Tanto ellos como los otros dos hombres, viajaban en el mismo vagón de metro que me había acercado hasta casa. Estos chicos escucharon como los dos hombres hacían comentarios que manifestaban no muy buenas intenciones hacia mí. Cuando salí, estos hombres comenzaron a seguirme y a su vez los dos jóvenes a ellos. Mis ángeles de la guarda; dos chavales como dos torres, de unos veinte años. Gracias. Confirmaron sus sospechas al ver a los otros dos pararse detrás de mí cuando iba a entrar en mi portal, pasaron a la acción y los empotraron contra la puerta increpándoles.
Siempre he creído que no supe agradecer lo suficiente a estos chicos lo que hicieron por mí. Los nervios y la incredulidad provocaron que me faltaran las palabras y os aseguro que eso no es algo común en mí. Aún sin haber pasado “nada”, me quedé bloqueada.
Otras como yo no han tenido tanta suerte. Me pregunto qué habría hecho yo si lo que se preveía que iba a suceder hubiera seguido el cauce esperado. Podría no haberme resistido para salvar mi vida. O haberme resistido para quizás perderla pero salvar mi reputación ante los ojos de una sociedad cruel que cree que si no gritas, te gusta, y que si no te pegan, no hay agresión.
Me encantaría saber que los dos chicos que me ayudaron esa noche se convertirán en políticos que cambien leyes obsoletas o jueces.

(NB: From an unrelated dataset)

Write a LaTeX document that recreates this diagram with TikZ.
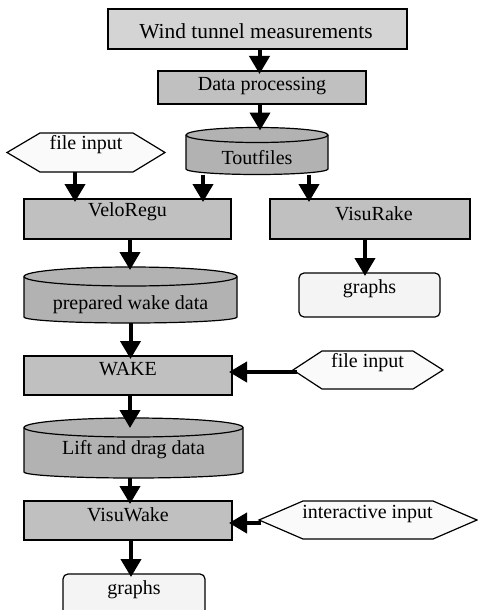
\documentclass[tikz,border=0pt]{standalone}
\usepackage{fontspec}
\setmainfont{Liberation Serif}
\usetikzlibrary{arrows.meta}
\definecolor{windgray}{HTML}{D4D4D4}
\definecolor{boxgray}{HTML}{C0C0C0}
\definecolor{cylgray}{HTML}{B2B2B2}
\definecolor{hexwhite}{HTML}{FAFAFA}
\definecolor{outwhite}{HTML}{F4F4F4}
% cylinder drawn on a ghost node: name, x radius, top y radius, bottom y radius
\newcommand\mycyl[4]{%
  \filldraw[cylstyle] ([yshift=-#3]#1.north west) -- ([yshift=#4]#1.south west)
    arc[start angle=180,end angle=360,x radius=#2,y radius=#4]
    -- ([yshift=-#3]#1.north east)
    arc[start angle=0,end angle=180,x radius=#2,y radius=#3] -- cycle;
  \draw[cylstyle,fill=none] ([yshift=-#3]#1.north west)
    arc[start angle=180,end angle=360,x radius=#2,y radius=#3];}
% hexagon drawn on a ghost node: name, left run, right run
\newcommand\myhex[3]{%
  \filldraw[hexstyle] (#1.north west) -- (#1.north east) -- ([xshift=#3]#1.east)
    -- (#1.south east) -- (#1.south west) -- ([xshift=-#2]#1.west) -- cycle;
  \coordinate (#1-tip) at ([xshift=-#2]#1.west);}
\begin{document}
\begin{tikzpicture}[x=1pt,y=-1pt,
  font=\fontsize{20}{24}\selectfont,
  outline/.style={draw=black, line width=1.2pt, inner sep=0pt, outer sep=0pt},
  procbox/.style={outline, rectangle, fill=boxgray},
  outbox/.style={outline, rectangle, rounded corners=5pt, fill=outwhite},
  ghost/.style={rectangle, draw=none, fill=none, inner sep=0pt, outer sep=0pt},
  cylstyle/.style={draw=black, line width=1.2pt, fill=cylgray},
  hexstyle/.style={draw=black, line width=1.2pt, fill=hexwhite, line join=miter},
  lbl/.style={anchor=base, inner sep=0pt, outer sep=0pt},
  flow/.style={line width=4pt, -{Triangle[length=18pt,width=20pt]}, shorten >=-3pt}]
\useasboundingbox (0,0) rectangle (478,610);
\clip (0,0) rectangle (478,610);

% process boxes and output boxes
\node[procbox, fill=windgray, minimum width=299pt, minimum height=40pt] (wind) at (257.5,29) {};
\node[procbox, minimum width=208pt, minimum height=33pt] (proc) at (262,87.5) {};
\node[procbox, minimum width=207pt, minimum height=40pt] (velo) at (127.5,219) {};
\node[procbox, minimum width=200pt, minimum height=40pt] (rake) at (370,219) {};
\node[outbox, minimum width=141pt, minimum height=44pt] (graphsA) at (369.5,295) {};
\node[procbox, minimum width=208pt, minimum height=39pt] (wake) at (128,375.5) {};
\node[procbox, minimum width=208pt, minimum height=39pt] (visu) at (128,520.5) {};
\node[outbox, minimum width=142pt, minimum height=50pt] (graphsB) at (134,599) {};

% cylinders (data stores)
\node[ghost, minimum width=142pt, minimum height=47pt] (tout) at (257,151) {};
\node[ghost, minimum width=213pt, minimum height=56pt] (prep) at (130.5,295) {};
\node[ghost, minimum width=219pt, minimum height=60pt] (lift) at (133.5,448) {};
\mycyl{tout}{71pt}{7.5pt}{5.5pt}
\mycyl{prep}{106.5pt}{9.5pt}{6pt}
\mycyl{lift}{109.5pt}{9.5pt}{6pt}

% hexagons (inputs)
\node[ghost, minimum width=93pt, minimum height=39pt] (finA) at (86.5,152.5) {};
\node[ghost, minimum width=91pt, minimum height=38pt] (finB) at (367.5,370) {};
\node[ghost, minimum width=130pt, minimum height=38pt] (inter) at (368,520) {};
\myhex{finA}{33pt}{32pt}
\myhex{finB}{29pt}{30pt}
\myhex{inter}{44pt}{44pt}

% texts
\node[lbl, font=\fontsize{21.4}{25}\selectfont] (t-wind) at (256,38) {Wind tunnel measurements};
\node[lbl] (t-proc) at (262,90) {Data processing};
\node[lbl] (t-tout) at (257,164) {Toutfiles};
\node[lbl] (t-finA) at (86,149) {file input};
\node[lbl] (t-velo) at (127.5,216) {VeloRegu};
\node[lbl] (t-rake) at (374,220) {VisuRake};
\node[lbl] (t-gA) at (369.5,293) {graphs};
\node[lbl] (t-prep) at (130.5,309) {prepared wake data};
\node[lbl] (t-wake) at (128,375) {WAKE};
\node[lbl] (t-finB) at (367.5,367) {file input};
\node[lbl] (t-lift) at (133.5,454) {Lift and drag data};
\node[lbl] (t-visu) at (128,521) {VisuWake};
\node[lbl] (t-inter) at (367.5,518) {interactive input};
\node[lbl] (t-gB) at (134,594) {graphs};

% connectors
\draw[flow] ([xshift=2pt]wind.south) -- ([xshift=2pt]wind.south |- proc.north);
\draw[flow] ([xshift=-2pt]proc.south) -- ([xshift=-2pt]proc.south |- tout.north);
\draw[flow] ([xshift=-11.5pt]finA.south) -- ([xshift=-11.5pt]finA.south |- velo.north);
\draw[flow] ([xshift=-54pt]tout.south) -- ([xshift=-54pt]tout.south |- velo.north);
\draw[flow] ([xshift=52pt]tout.south) -- ([xshift=52pt]tout.south |- rake.north);
\draw[flow] ([xshift=-5pt]rake.south) -- ([xshift=-5pt]rake.south |- graphsA.north);
\draw[flow] ([xshift=2.5pt]velo.south) -- ([xshift=2.5pt]velo.south |- prep.north);
\draw[flow] (prep.south) -- (prep.south |- wake.north);
\coordinate (aB) at ([xshift=4pt,yshift=-2pt]finB-tip);
\draw[flow] (aB) -- (aB -| wake.east);
\draw[flow, shorten >=-10pt] ([xshift=2pt]wake.south) -- ([xshift=2pt]wake.south |- lift.north);
\draw[flow] ([xshift=-3.5pt]lift.south) -- ([xshift=-3.5pt]lift.south |- visu.north);
\coordinate (aI) at ([xshift=2pt,yshift=-3pt]inter-tip);
\draw[flow] (aI) -- (aI -| visu.east);
\draw[flow] ([xshift=3pt]visu.south) -- ([xshift=3pt]visu.south |- graphsB.north);
\end{tikzpicture}
\end{document}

Necesitamos ese tipo de personas con sentido común y empatía para sentirnos más protegidas. Por desgracia la posición de los jueces actualmente es mucho más cercana a la de los agresores. Quizás sus hijas no les cuentan, al igual que yo no le conté ni a mi madre, que estas cosas pasan. Nadie es amigo de preocupar a la gente que quiere. Además, así te evitas su insistencia en “tener cuidado”, la cual sólo suma más puntos a tu miedo. Ojalá esa insistencia de los padres fuera la misma a la hora de educar bien a sus hijos varones. Aunque siempre hay alguien que lo hace correctamente; mi agradecimiento sincero a los padres de los dos héroes anónimos de aquella noche.